* [To be done]:
Reproduce exactly, and only, the lines of the material below running from the line bearing "Give me the" through the line bearing "var xAxisTitle = ['Neutral". Leave any pictures out.

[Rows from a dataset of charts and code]
----------

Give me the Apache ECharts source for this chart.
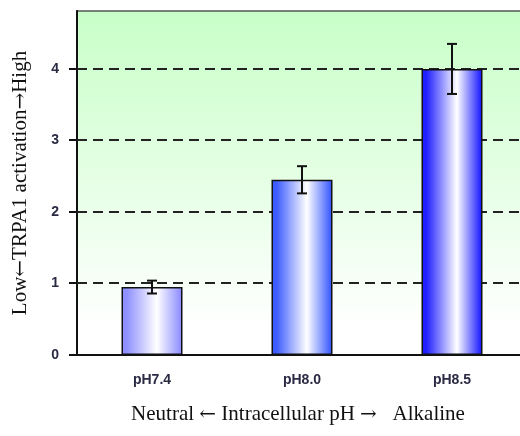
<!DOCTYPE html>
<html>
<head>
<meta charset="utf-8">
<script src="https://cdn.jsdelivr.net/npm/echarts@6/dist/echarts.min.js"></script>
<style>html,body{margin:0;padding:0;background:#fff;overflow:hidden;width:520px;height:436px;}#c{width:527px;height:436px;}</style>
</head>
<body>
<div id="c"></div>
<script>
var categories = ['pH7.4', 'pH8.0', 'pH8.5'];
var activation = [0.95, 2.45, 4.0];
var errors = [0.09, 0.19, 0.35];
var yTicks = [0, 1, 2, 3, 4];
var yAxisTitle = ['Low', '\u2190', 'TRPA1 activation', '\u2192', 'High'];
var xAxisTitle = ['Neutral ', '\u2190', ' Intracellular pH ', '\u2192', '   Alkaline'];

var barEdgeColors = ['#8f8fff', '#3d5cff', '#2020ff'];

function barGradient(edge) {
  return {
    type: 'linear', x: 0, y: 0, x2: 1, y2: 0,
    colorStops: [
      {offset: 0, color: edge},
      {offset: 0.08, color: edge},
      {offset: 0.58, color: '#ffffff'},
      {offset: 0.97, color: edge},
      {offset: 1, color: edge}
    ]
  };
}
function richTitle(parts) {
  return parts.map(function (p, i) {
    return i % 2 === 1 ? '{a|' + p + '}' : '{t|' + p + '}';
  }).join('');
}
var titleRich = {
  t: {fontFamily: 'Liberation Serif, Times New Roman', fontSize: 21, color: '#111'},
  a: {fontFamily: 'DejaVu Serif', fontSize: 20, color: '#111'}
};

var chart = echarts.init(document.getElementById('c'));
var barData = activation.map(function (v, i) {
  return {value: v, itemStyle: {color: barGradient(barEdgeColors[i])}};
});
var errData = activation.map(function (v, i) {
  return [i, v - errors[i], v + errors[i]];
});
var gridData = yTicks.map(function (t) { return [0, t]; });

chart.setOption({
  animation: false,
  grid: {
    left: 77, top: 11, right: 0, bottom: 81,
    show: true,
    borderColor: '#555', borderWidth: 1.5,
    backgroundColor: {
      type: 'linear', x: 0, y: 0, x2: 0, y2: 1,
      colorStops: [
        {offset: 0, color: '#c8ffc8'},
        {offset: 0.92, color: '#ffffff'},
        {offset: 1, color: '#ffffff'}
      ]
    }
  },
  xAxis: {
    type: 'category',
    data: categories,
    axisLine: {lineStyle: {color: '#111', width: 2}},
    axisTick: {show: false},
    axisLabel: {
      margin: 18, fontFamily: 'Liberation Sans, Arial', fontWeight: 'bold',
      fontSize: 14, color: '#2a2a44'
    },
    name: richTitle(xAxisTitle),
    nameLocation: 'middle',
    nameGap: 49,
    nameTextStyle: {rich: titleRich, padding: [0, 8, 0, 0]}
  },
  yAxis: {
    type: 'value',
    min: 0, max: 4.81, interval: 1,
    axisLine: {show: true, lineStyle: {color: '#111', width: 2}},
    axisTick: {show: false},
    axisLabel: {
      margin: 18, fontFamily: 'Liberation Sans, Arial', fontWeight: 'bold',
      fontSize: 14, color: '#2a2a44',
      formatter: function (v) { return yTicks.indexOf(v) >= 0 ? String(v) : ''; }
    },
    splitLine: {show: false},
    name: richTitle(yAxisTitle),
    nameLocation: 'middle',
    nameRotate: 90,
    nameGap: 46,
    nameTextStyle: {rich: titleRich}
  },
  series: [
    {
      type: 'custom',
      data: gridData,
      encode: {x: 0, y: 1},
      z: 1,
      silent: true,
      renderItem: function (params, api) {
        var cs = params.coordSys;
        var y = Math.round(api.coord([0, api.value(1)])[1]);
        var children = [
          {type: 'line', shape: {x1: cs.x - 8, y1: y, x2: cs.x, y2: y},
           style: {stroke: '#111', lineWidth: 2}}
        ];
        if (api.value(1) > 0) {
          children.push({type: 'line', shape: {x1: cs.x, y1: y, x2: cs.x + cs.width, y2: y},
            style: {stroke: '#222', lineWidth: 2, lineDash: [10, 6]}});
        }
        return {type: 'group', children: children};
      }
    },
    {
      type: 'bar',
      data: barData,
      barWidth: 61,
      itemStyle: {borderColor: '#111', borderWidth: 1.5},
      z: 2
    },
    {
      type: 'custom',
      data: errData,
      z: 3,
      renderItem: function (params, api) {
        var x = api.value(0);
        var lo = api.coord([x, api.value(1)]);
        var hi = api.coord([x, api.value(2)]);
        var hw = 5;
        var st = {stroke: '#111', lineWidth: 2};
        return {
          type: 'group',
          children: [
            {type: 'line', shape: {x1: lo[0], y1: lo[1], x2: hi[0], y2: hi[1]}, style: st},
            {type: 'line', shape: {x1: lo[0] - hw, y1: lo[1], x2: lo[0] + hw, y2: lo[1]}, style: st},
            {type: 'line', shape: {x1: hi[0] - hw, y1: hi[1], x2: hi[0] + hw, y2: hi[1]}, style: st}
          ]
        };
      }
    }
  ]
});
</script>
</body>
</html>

----------

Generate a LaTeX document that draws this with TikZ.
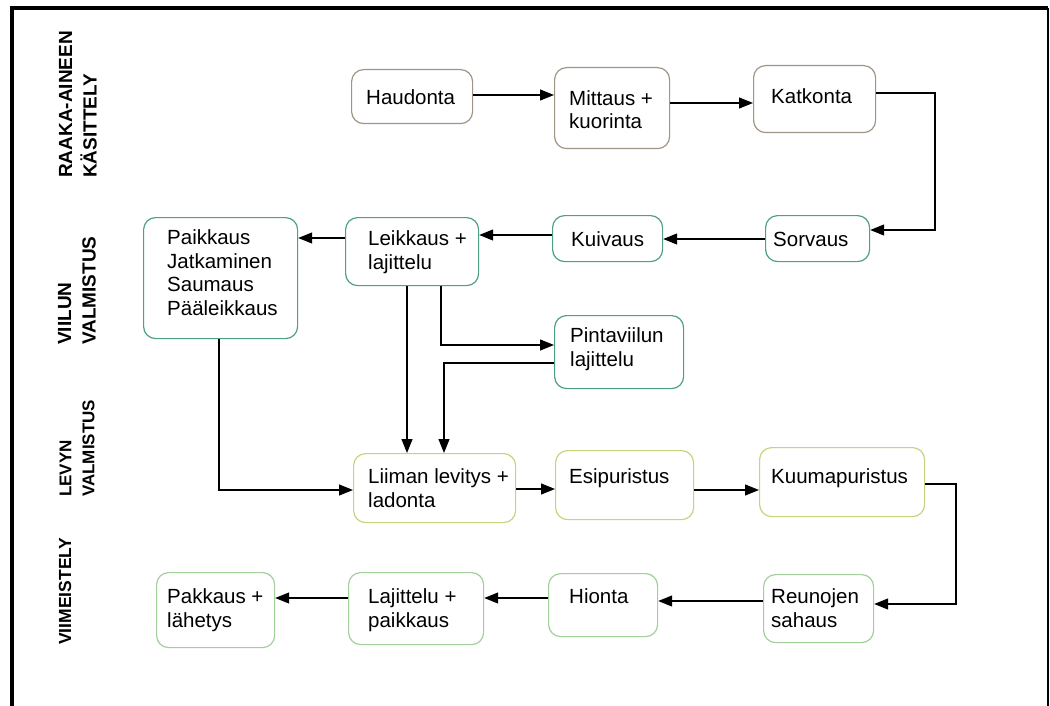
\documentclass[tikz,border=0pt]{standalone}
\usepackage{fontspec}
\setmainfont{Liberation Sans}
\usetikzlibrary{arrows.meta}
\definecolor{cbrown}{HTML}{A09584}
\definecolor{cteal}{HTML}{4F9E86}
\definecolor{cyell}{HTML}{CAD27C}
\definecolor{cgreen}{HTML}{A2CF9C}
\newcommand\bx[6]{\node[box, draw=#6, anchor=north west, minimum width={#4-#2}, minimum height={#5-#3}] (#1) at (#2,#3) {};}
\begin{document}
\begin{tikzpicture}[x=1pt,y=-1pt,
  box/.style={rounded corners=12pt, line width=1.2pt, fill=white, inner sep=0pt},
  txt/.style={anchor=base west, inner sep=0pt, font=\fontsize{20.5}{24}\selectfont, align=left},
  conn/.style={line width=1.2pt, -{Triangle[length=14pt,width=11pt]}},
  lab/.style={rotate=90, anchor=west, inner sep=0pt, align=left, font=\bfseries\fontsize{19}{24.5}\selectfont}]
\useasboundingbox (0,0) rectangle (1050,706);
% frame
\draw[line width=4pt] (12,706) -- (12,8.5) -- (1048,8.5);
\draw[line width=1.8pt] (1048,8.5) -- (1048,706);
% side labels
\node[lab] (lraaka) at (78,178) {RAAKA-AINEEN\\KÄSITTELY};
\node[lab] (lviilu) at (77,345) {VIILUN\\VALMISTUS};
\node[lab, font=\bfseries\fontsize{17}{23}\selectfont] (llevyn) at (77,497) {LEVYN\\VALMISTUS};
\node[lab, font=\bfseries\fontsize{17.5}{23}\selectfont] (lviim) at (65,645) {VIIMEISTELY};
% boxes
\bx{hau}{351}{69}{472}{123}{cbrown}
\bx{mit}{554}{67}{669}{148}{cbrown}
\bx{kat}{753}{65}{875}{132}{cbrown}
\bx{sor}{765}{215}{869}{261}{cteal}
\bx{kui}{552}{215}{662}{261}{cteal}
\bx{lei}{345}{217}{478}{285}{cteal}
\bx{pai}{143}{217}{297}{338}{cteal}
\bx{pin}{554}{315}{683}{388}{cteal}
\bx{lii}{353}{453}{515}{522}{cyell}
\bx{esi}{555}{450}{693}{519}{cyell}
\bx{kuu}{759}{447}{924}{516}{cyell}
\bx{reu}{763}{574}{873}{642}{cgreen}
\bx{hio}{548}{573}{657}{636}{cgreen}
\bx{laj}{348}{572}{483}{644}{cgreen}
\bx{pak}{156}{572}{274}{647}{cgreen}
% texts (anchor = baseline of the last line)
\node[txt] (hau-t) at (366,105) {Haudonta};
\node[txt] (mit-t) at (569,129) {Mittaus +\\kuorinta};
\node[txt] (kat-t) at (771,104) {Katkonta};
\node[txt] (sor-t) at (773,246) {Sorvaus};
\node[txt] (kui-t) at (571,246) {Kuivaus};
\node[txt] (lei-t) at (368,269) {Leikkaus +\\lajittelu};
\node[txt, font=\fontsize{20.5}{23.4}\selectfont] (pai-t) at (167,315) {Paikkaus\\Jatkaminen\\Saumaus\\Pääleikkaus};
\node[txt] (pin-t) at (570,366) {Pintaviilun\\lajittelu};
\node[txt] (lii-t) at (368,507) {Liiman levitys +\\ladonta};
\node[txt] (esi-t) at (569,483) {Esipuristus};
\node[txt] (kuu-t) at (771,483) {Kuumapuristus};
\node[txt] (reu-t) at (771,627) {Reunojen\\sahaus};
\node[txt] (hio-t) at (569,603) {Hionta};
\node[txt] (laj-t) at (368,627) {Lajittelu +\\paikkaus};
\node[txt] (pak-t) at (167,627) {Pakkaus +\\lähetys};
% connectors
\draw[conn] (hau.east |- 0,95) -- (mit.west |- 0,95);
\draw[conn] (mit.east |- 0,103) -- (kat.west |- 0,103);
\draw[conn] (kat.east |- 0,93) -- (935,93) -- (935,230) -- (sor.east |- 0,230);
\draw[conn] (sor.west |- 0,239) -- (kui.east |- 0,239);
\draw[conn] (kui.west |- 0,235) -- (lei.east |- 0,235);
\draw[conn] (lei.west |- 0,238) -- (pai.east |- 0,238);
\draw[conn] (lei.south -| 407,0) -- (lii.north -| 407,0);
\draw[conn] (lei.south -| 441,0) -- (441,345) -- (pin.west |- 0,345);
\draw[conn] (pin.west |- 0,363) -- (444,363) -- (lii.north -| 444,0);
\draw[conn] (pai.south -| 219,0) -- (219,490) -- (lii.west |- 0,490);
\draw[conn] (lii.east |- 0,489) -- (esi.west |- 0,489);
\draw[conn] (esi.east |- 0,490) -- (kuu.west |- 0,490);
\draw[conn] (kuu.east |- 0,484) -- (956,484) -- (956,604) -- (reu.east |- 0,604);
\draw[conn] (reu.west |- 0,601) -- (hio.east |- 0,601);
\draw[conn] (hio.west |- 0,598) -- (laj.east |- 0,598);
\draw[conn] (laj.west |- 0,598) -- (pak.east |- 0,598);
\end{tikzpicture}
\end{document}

----------

* [Result for this task]:
Give me the Apache ECharts source for this chart.
<!DOCTYPE html>
<html>
<head>
<meta charset="utf-8">
<script src="https://cdn.jsdelivr.net/npm/echarts@6/dist/echarts.min.js"></script>
<style>html,body{margin:0;padding:0;background:#fff;overflow:hidden;width:520px;height:436px;}#c{width:527px;height:436px;}</style>
</head>
<body>
<div id="c"></div>
<script>
var categories = ['pH7.4', 'pH8.0', 'pH8.5'];
var activation = [0.95, 2.45, 4.0];
var errors = [0.09, 0.19, 0.35];
var yTicks = [0, 1, 2, 3, 4];
var yAxisTitle = ['Low', '\u2190', 'TRPA1 activation', '\u2192', 'High'];
var xAxisTitle = ['Neutral ', '\u2190', ' Intracellular pH ', '\u2192', '   Alkaline'];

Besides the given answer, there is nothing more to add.